Depending on the size of the specific darter, they can eat anything from tiny insects to larger insects and larve. Their food sources can include mayflies, caddisflies, dipterans, copepods, cladocerans, amphipods, isopods, and gastropods. Food for the larger fantail darters can include the larger type of insects, including mayfly and midge larvae.

Fantail darters are primarily benthic invertivores, so inhabit shallow, high-velocity microhabitats of the streams - riffles. If the microhabitat is destroyed or all the resources are used up, the fantail darter will simply move to another, where more food can be found. During the summer months, the water temperatures of streams rise significantly, causing the water to have a lower oxygen level. Fantail darters have a good tolerance for this temperature change and low oxygen levels. With higher temperatures, water in the streams will evaporate quickly. The fantail darter has actually adapted to this, and is sometimes found to evacuate a drying riffle. Though the fantail darter has a fairly good low-oxygen tolerance, there comes a point when too little oxygen is harmful. Without oxygen in the water, the fish will die out eventually. Low oxygen levels can also be caused by pollution of the stream. Pollution can also kill off the small invertebrates the fantail darter consumes.

==Life history==
The fish spawn in early summer, when water temperatures reach 17–20 °C. Other darters, such as the logperch and rainbow darters, spawn at least a month before the fantail darter, which apparently needs warmer temperature waters before it can spawn; the eggs also tend to be larger. Fantail darters have an interesting growth period in that they do not really have a larval stage; instead, they start to feed two to three days after hatching. By then, the medial fins are differentiated. They are born large, with well-developed heads, jaws, and teeth. When first hatched, the free embryos are benthic and rarely go into the water column. Fantail darters also have extensive and well-developed vitelline plexuses from the time they are very young, which allows them to feed on bigger prey quickly. This means that they have no need to drift farther down the stream to find small planktonic prey as early young.

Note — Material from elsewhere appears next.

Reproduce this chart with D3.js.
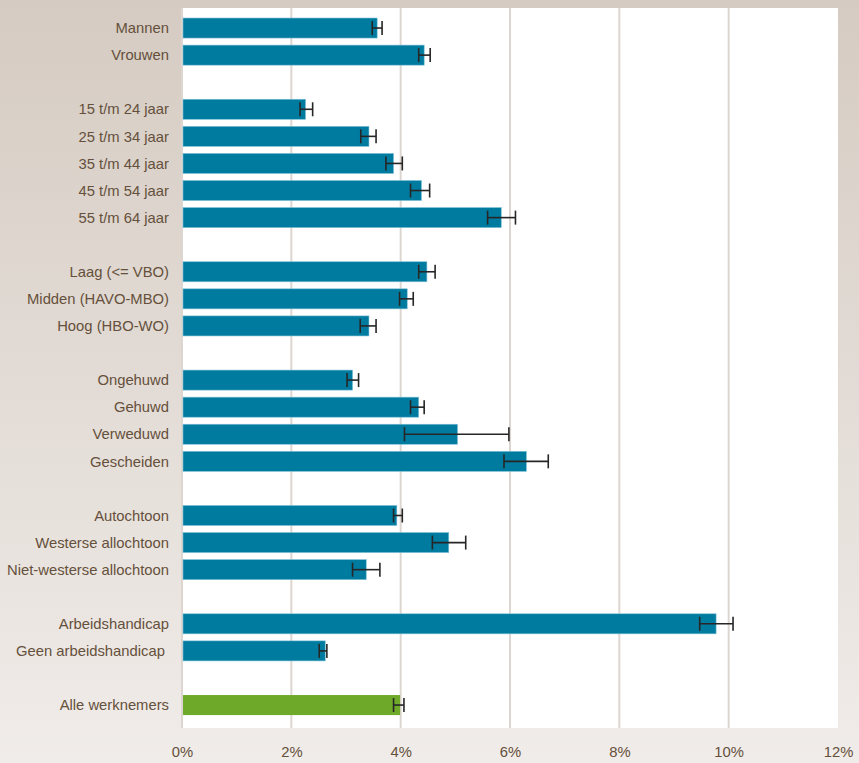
<!DOCTYPE html>
<html>
<head>
<meta charset="utf-8">
<script src="https://cdn.jsdelivr.net/npm/d3@7"></script>
<style>
  html, body { margin: 0; padding: 0; }
  body { width: 859px; height: 763px; overflow: hidden; }
  text { font-family: "Liberation Sans", Arial, sans-serif; fill: #65503b; }
</style>
</head>
<body>
<div id="chart"></div>
<script>
// Verzuim per groep werknemers (%), met betrouwbaarheidsinterval
const categories = [
  "Mannen", "Vrouwen", "",
  "15 t/m 24 jaar", "25 t/m 34 jaar", "35 t/m 44 jaar", "45 t/m 54 jaar", "55 t/m 64 jaar", " ",
  "Laag (<= VBO)", "Midden (HAVO-MBO)", "Hoog (HBO-WO)", "  ",
  "Ongehuwd", "Gehuwd", "Verweduwd", "Gescheiden", "   ",
  "Autochtoon", "Westerse allochtoon", "Niet-westerse allochtoon", "    ",
  "Arbeidshandicap", "Geen arbeidshandicap ", "     ",
  "Alle werknemers"
];
const values = [
  3.57, 4.43, null,
  2.26, 3.42, 3.87, 4.38, 5.84, null,
  4.48, 4.12, 3.42, null,
  3.12, 4.33, 5.04, 6.30, null,
  3.93, 4.88, 3.37, null,
  9.77, 2.62, null,
  3.99
];
const lower = [
  3.48, 4.33, null,
  2.16, 3.27, 3.73, 4.18, 5.59, null,
  4.33, 3.98, 3.26, null,
  3.02, 4.18, 4.07, 5.89, null,
  3.87, 4.58, 3.12, null,
  9.47, 2.51, null,
  3.87
];
const upper = [
  3.66, 4.54, null,
  2.39, 3.55, 4.03, 4.53, 6.10, null,
  4.63, 4.23, 3.55, null,
  3.23, 4.43, 5.98, 6.70, null,
  4.03, 5.19, 3.62, null,
  10.08, 2.65, null,
  4.06
];
const totalLabel = "Alle werknemers";
const xTicks = [0, 2, 4, 6, 8, 10, 12];

const W = 859, H = 763;
const plot = { left: 182, right: 838, top: 8, bottom: 728 };

const svg = d3.select("#chart").append("svg")
  .attr("width", W).attr("height", H);

const defs = svg.append("defs");
const grad = defs.append("linearGradient")
  .attr("id", "bg").attr("x1", 0).attr("y1", 0).attr("x2", 0).attr("y2", 1);
grad.append("stop").attr("offset", "0%").attr("stop-color", "#d5cbc2");
grad.append("stop").attr("offset", "100%").attr("stop-color", "#f0ece9");

svg.append("rect").attr("width", W).attr("height", H).attr("fill", "url(#bg)");
svg.append("rect")
  .attr("x", plot.left).attr("y", plot.top)
  .attr("width", plot.right - plot.left).attr("height", plot.bottom - plot.top)
  .attr("fill", "#ffffff");

const x = d3.scaleLinear().domain([0, 12]).range([plot.left, plot.right]);
const y = d3.scaleBand().domain(categories).range([14.5, 718.6]).paddingInner(0.26).paddingOuter(0.13);

// verticale rasterlijnen
svg.append("g").selectAll("line")
  .data(xTicks.filter(t => t < 12))
  .join("line")
  .attr("x1", d => x(d)).attr("x2", d => x(d))
  .attr("y1", plot.top).attr("y2", plot.bottom)
  .attr("stroke", "#ddd6d0").attr("stroke-width", 2);

const rows = categories.map((c, i) => ({ c, v: values[i], lo: lower[i], hi: upper[i] }))
  .filter(d => d.v !== null);

// balken
svg.append("g").selectAll("rect")
  .data(rows)
  .join("rect")
  .attr("x", x(0) + 1)
  .attr("y", d => y(d.c))
  .attr("width", d => x(d.v) - x(0) - 1)
  .attr("height", y.bandwidth())
  .attr("fill", d => d.c === totalLabel ? "#6fa92a" : "#007ba0")
  .attr("stroke", d => d.c === totalLabel ? "none" : "#7fc0d6")
  .attr("stroke-width", 0.6);

// foutmarges
const eb = svg.append("g").attr("stroke", "#262626").attr("stroke-width", 1.6);
rows.forEach(d => {
  const cy = y(d.c) + y.bandwidth() / 2;
  eb.append("line").attr("x1", x(d.lo)).attr("x2", x(d.hi)).attr("y1", cy).attr("y2", cy);
  eb.append("line").attr("x1", x(d.lo)).attr("x2", x(d.lo)).attr("y1", cy - 7).attr("y2", cy + 7);
  eb.append("line").attr("x1", x(d.hi)).attr("x2", x(d.hi)).attr("y1", cy - 7).attr("y2", cy + 7);
});

// categorielabels
svg.append("g").selectAll("text")
  .data(rows)
  .join("text")
  .attr("x", plot.left - 13)
  .attr("y", d => y(d.c) + y.bandwidth() / 2)
  .attr("dy", "0.35em")
  .attr("text-anchor", "end")
  .style("font-size", "14.8px")
  .style("white-space", "pre")
  .text(d => d.c);

// x-as
const xAxis = svg.append("g")
  .attr("transform", `translate(0,${752})`)
  .call(d3.axisBottom(x).tickValues(xTicks).tickFormat(d => d + "%").tickSize(0).tickPadding(0));
xAxis.select(".domain").remove();
xAxis.selectAll("text")
  .attr("dy", "0.35em").attr("y", 0)
  .style("font-size", "14.8px")
  .style("font-family", "\"Liberation Sans\", Arial, sans-serif")
  .attr("fill", "#65503b");
</script>
</body>
</html>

As the darters grow and mature, they take on the characteristics of their sex. They mature and become of breeding age in one to two years, and usually do not live longer than four years. The males of this species have modified first dorsal fins that characteristically look like little bulbs. This is believed to be used for egg mimicry purposes. Females are proven to be more likely to spawn with a male that already has a clutch of eggs. This may have led to an evolutionary change of the specialized egg-mimicking morphology in males. Since the male already looks like he has eggs, the female will come under the rock where he has cleared a space, and will lay her eggs on the underside of the top rock; usually, several females add to each male's clutch, resulting in more diversity and offspring produced. Throughout the time of egg growth, the male will take care of the eggs, but he may eat some of them to keep up his energy. These nests can be easily disturbed, and the delicate eggs can be destroyed simply by a human walking through the stream, yet another potential risk in their lives.

Though the males guard the eggs, studies have shown they exhibit filial cannibalism, meaning they eat some of the eggs in their nest. A research study collecting data on the fantail darter found all the males are, in fact, cannibals. Some males will eat the entire nest of eggs, while others will eat only part of it.

==Systematics==
The fantail darter was first formally described in 1819 by the French polymath Constantine Samuel Rafinesque (1783–1840). There are two recognised subspecies:

- Etheostoma flabellare flabellare Rafinesque, 1819 (Fantail darter) - the eastern part of the range as far west as lower Michigan and Indiana.
- Etheostome flabellare lineolatum (Agassiz, 1854) (Striped darter) - Minnesota, Wisconsin and upper Michigan.